В сентябре 1912 года хорошо осведомленный полковник А. П. Мартынов, заступая на должность начальника Московского охранного отделения, обратился к фон Котену с просьбой выслать ему свою фотографию для пополнения портретной галереи своих предшественников на этом посту. Михаил Фридрихович удовлетворил эту просьбу в 1914 году, уже находясь в отставке.
Во время войны фон Котен служил в военной разведке и дослужился до чина генерал-майора. Совершенно случайно он 4 марта 1917 года был убит в Финляндии пьяными «революционными» солдатами, которым не понравились его генеральские погоны и лампасы. Так трагически закончилась жизнь этого неординарного человека, по праву входившего в когорту наиболее известных руководителей политического сыска царской России.
Школа филеров
В ноябре 1913 года начальник Московского охранного отделения подполковник А. П. Мартынов подал на имя московского градоначальника рапорт, в котором он ходатайствовал о назначении «усиленной» пенсии для заведующего службой наружного наблюдения, чиновника для поручений младшего оклада, коллежского асессора Д. В. Попова, трудовой стаж работы в отделении которого к этому времени составлял более 25 лет.
Этот рапорт интересен во многих отношениях: и с точки зрения существовавшей тогда формы его написания, и с точки зрения заслуг филера Попова «перед Правительством и Отечеством», и его служебно-материального статуса, и с точки зрения мотивов, которыми руководствовался «предстатель» Мартынов, увольняя его на «заслуженный отдых». Поэтому мы приводим из этого документа достаточно подробные выдержки.

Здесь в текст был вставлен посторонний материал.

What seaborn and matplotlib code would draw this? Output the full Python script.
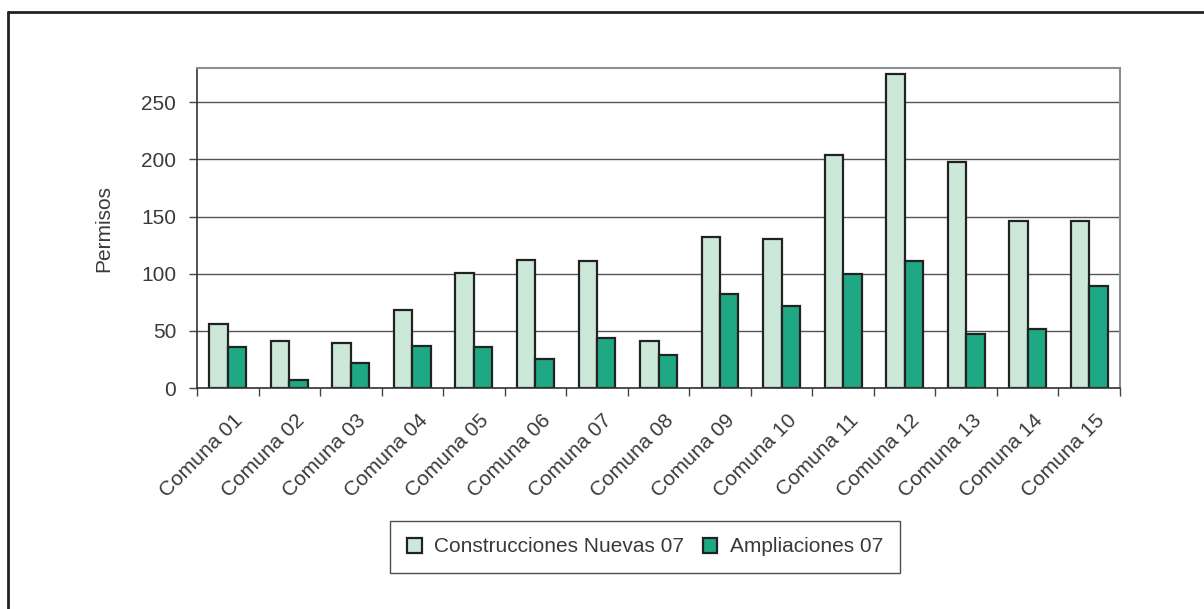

О какой же пенсии ходатайствовал начальник Московского охранного отделения? О такой, которая давала бы возможность Попову, его супруге и пяти несовершеннолетним детям существовать так же безбедно, как они существовали на момент написания рапорта. Зарплата Попова к этому времени состояла из 800 рублей жалованья, 500 рублей столовых, 500 рублей квартирных и так называемых добавочных из сумм отделения 1500 рублей, то есть 3300 рублей в год — суммы по тем временам достаточно солидной.
Начал свою служебную карьеру Попов в 1881 году, когда был призван на действительную военную службу. В 1887 году он был уволен в запас старшим писарем и в том же году по вольному найму поступил на службу в Московское охранное отделение, где через год был определен в штат полиции околоточным надзирателем полицейского резерва. «С первых же дней службы, — говорится в рапорте, — заявив себя прекрасным исполнителем возлагавшихся на него особо трудных задач наружного наблюдения, Попов… обладая выдающимися способностями к розыску и инициативой, своей долголетней плодотворной деятельностью не за страх, а за совесть принес определенную, существенную пользу Правительству и Отечеству».
К рапорту прилагалась записка, в которой скрупулезно перечислялись все заслуги Попова: «Задолго еще до назначения заведующим наружным наблюдением зарекомендовав себя способнейшим филером, Попов неоднократно принимал деятельное участие в ведении особо сложных розысков как в Москве, так и в других городах России… проявляя при этом свойственную ему энергию, незаурядную ловкость и умелую инициативу».